Records shown:
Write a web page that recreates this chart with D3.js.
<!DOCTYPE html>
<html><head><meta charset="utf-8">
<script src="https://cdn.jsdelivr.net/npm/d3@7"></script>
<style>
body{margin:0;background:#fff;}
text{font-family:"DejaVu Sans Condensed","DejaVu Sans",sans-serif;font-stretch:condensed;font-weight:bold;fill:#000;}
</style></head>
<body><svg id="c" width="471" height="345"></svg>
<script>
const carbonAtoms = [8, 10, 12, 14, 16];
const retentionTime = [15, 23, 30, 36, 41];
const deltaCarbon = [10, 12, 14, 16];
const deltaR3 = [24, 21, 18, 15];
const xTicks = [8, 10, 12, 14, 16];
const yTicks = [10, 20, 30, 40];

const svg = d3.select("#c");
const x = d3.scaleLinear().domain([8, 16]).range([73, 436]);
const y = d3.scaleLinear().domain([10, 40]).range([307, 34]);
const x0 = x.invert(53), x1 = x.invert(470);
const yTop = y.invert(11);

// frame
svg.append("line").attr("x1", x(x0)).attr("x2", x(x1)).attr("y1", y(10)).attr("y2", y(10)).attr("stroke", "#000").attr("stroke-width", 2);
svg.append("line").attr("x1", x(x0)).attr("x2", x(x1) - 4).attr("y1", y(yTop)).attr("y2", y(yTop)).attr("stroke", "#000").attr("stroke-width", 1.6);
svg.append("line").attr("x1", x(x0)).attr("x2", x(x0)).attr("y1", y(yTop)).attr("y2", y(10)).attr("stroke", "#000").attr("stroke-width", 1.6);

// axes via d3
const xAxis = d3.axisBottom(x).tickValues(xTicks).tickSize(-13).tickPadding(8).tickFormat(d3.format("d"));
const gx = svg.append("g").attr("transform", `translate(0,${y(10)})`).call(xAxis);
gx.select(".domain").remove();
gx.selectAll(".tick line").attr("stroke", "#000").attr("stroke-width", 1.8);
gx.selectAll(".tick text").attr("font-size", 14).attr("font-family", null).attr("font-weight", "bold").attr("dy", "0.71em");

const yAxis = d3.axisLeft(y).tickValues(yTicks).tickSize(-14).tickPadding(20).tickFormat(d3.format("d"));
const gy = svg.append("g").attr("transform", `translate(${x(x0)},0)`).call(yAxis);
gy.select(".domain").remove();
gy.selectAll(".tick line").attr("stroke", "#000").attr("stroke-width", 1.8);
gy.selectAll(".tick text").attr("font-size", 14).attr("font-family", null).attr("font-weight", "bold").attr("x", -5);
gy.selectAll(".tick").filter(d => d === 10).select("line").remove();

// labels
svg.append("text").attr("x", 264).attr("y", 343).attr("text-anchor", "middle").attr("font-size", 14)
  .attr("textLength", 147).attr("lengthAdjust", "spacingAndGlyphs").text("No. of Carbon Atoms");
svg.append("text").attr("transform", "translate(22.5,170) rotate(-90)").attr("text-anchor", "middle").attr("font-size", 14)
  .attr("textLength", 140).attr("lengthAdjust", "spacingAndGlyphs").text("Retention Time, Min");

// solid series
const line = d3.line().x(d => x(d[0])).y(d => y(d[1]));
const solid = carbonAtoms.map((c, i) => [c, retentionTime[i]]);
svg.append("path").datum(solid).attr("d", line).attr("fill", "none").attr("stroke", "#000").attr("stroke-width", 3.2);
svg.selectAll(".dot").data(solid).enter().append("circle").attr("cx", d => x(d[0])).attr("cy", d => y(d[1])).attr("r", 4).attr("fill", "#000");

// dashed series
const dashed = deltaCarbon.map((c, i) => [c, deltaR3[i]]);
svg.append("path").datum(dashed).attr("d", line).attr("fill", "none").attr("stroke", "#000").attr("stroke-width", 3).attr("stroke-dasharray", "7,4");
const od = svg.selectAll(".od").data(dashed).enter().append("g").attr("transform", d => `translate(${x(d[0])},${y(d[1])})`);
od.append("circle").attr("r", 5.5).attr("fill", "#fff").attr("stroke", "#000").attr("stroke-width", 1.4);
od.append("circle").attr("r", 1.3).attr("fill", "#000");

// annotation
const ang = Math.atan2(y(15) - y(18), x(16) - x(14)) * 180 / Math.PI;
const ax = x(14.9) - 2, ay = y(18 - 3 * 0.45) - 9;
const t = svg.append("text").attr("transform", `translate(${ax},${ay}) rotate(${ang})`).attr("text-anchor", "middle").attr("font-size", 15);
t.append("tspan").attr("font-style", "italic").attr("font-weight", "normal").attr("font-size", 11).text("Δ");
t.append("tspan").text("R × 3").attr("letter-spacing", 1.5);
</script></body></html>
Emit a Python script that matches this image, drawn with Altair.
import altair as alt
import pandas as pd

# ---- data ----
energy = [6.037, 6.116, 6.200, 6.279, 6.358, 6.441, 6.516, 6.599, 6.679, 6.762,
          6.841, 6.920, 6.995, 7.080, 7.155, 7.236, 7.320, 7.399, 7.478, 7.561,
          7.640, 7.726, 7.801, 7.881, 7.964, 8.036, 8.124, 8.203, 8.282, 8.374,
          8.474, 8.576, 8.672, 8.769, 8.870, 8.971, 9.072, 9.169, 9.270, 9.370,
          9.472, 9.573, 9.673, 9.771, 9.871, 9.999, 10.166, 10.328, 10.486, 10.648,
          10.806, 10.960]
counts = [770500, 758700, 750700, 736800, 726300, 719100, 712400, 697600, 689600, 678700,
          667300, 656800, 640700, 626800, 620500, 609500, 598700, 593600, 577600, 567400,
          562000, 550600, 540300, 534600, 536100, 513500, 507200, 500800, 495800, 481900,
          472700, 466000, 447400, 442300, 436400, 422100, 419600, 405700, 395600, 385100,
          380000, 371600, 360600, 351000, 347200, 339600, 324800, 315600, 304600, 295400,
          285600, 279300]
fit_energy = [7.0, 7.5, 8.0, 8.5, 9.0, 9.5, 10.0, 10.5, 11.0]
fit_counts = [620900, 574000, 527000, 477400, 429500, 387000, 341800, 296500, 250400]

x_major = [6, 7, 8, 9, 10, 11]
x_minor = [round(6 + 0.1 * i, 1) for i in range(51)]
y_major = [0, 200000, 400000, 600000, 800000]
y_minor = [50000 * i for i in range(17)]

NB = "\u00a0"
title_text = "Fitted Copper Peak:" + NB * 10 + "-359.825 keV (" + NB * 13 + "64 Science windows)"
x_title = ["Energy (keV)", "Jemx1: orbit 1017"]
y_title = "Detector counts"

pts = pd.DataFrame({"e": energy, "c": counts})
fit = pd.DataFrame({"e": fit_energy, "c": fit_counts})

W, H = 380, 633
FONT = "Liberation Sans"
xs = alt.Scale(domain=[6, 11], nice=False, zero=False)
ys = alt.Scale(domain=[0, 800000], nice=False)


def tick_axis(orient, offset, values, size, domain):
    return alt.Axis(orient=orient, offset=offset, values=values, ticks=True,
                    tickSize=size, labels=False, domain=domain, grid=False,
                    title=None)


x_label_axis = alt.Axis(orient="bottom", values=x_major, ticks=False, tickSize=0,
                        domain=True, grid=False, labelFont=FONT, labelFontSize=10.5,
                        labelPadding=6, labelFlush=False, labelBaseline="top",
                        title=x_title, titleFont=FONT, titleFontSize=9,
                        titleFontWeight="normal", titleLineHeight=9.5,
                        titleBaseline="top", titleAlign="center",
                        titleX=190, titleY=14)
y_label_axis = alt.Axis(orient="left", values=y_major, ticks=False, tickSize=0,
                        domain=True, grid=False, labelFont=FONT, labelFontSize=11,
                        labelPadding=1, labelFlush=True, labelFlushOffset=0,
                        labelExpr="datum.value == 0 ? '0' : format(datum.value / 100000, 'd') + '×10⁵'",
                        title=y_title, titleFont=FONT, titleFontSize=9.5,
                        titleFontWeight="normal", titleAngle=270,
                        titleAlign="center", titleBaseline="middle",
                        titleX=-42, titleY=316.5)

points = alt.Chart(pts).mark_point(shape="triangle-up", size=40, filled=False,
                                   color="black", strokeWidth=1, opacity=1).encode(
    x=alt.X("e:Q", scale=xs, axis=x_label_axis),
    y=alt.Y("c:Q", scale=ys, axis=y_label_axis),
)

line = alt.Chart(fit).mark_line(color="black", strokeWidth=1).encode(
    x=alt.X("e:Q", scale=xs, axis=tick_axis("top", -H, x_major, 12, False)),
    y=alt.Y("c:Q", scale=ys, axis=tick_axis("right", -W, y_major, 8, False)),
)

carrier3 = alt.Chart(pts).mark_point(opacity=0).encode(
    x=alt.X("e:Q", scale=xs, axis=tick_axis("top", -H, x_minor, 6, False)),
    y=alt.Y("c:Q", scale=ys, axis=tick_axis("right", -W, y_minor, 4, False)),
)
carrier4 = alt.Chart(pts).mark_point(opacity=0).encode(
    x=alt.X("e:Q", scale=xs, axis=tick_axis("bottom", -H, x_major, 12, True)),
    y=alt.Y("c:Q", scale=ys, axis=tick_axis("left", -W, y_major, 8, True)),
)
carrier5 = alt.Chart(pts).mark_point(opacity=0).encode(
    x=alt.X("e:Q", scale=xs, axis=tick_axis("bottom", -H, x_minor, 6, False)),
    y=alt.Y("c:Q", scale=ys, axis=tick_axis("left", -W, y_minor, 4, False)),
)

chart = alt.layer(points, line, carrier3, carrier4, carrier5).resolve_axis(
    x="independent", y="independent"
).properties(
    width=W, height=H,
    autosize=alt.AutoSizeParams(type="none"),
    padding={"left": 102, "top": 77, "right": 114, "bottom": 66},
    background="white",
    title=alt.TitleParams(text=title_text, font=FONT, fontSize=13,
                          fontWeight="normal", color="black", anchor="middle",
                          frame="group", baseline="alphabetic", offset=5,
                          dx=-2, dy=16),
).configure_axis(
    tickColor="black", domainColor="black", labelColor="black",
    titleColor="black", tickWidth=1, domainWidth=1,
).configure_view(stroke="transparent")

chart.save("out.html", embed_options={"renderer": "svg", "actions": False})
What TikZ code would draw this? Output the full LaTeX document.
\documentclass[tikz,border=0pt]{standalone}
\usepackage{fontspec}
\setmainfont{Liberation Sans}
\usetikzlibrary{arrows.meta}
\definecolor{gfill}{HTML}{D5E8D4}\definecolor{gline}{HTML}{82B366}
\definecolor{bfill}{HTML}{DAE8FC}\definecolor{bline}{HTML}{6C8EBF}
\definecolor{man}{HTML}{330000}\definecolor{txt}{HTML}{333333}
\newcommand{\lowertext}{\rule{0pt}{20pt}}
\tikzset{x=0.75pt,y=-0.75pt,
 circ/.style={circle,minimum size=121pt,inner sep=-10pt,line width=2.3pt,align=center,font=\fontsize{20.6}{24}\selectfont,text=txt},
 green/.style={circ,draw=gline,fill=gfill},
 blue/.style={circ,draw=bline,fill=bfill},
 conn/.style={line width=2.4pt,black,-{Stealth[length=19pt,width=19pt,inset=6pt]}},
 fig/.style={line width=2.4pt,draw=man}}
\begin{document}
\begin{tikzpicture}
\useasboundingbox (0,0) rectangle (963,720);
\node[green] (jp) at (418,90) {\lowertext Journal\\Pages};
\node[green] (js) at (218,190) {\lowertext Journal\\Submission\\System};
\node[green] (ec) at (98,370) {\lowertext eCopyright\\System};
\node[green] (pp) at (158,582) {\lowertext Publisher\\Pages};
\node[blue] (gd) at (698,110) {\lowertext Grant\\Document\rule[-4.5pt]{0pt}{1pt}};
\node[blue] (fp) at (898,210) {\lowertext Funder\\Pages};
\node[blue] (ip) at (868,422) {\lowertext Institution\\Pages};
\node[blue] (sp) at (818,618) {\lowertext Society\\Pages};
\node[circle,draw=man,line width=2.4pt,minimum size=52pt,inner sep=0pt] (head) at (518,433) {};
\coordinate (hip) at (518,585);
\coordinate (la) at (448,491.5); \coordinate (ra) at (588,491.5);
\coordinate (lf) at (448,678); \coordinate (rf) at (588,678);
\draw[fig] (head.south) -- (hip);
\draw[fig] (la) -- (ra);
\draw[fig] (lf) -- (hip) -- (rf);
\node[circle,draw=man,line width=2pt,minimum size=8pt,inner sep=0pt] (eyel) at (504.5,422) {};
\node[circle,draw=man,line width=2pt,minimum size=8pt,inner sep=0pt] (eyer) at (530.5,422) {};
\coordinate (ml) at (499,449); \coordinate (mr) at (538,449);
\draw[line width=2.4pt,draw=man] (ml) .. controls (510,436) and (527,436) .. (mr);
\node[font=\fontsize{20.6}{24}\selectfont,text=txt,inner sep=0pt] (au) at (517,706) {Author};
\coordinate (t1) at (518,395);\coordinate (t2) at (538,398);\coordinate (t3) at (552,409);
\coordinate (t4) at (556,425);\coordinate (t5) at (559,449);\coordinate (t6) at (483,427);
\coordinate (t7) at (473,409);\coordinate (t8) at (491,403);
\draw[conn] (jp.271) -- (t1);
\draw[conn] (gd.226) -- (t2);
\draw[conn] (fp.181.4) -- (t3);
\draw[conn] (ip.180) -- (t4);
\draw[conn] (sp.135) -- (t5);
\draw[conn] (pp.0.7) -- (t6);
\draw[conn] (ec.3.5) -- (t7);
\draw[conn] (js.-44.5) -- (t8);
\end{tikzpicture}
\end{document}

Instruction: Exactly reproduce the stretch from the line with "Emit a Python" through the line with "y_minor = [50000 * i for i in range(17)]", including both ends and nothing else.

Task solution:
Emit a Python script that matches this image, drawn with Altair.
import altair as alt
import pandas as pd

# ---- data ----
energy = [6.037, 6.116, 6.200, 6.279, 6.358, 6.441, 6.516, 6.599, 6.679, 6.762,
          6.841, 6.920, 6.995, 7.080, 7.155, 7.236, 7.320, 7.399, 7.478, 7.561,
          7.640, 7.726, 7.801, 7.881, 7.964, 8.036, 8.124, 8.203, 8.282, 8.374,
          8.474, 8.576, 8.672, 8.769, 8.870, 8.971, 9.072, 9.169, 9.270, 9.370,
          9.472, 9.573, 9.673, 9.771, 9.871, 9.999, 10.166, 10.328, 10.486, 10.648,
          10.806, 10.960]
counts = [770500, 758700, 750700, 736800, 726300, 719100, 712400, 697600, 689600, 678700,
          667300, 656800, 640700, 626800, 620500, 609500, 598700, 593600, 577600, 567400,
          562000, 550600, 540300, 534600, 536100, 513500, 507200, 500800, 495800, 481900,
          472700, 466000, 447400, 442300, 436400, 422100, 419600, 405700, 395600, 385100,
          380000, 371600, 360600, 351000, 347200, 339600, 324800, 315600, 304600, 295400,
          285600, 279300]
fit_energy = [7.0, 7.5, 8.0, 8.5, 9.0, 9.5, 10.0, 10.5, 11.0]
fit_counts = [620900, 574000, 527000, 477400, 429500, 387000, 341800, 296500, 250400]

x_major = [6, 7, 8, 9, 10, 11]
x_minor = [round(6 + 0.1 * i, 1) for i in range(51)]
y_major = [0, 200000, 400000, 600000, 800000]
y_minor = [50000 * i for i in range(17)]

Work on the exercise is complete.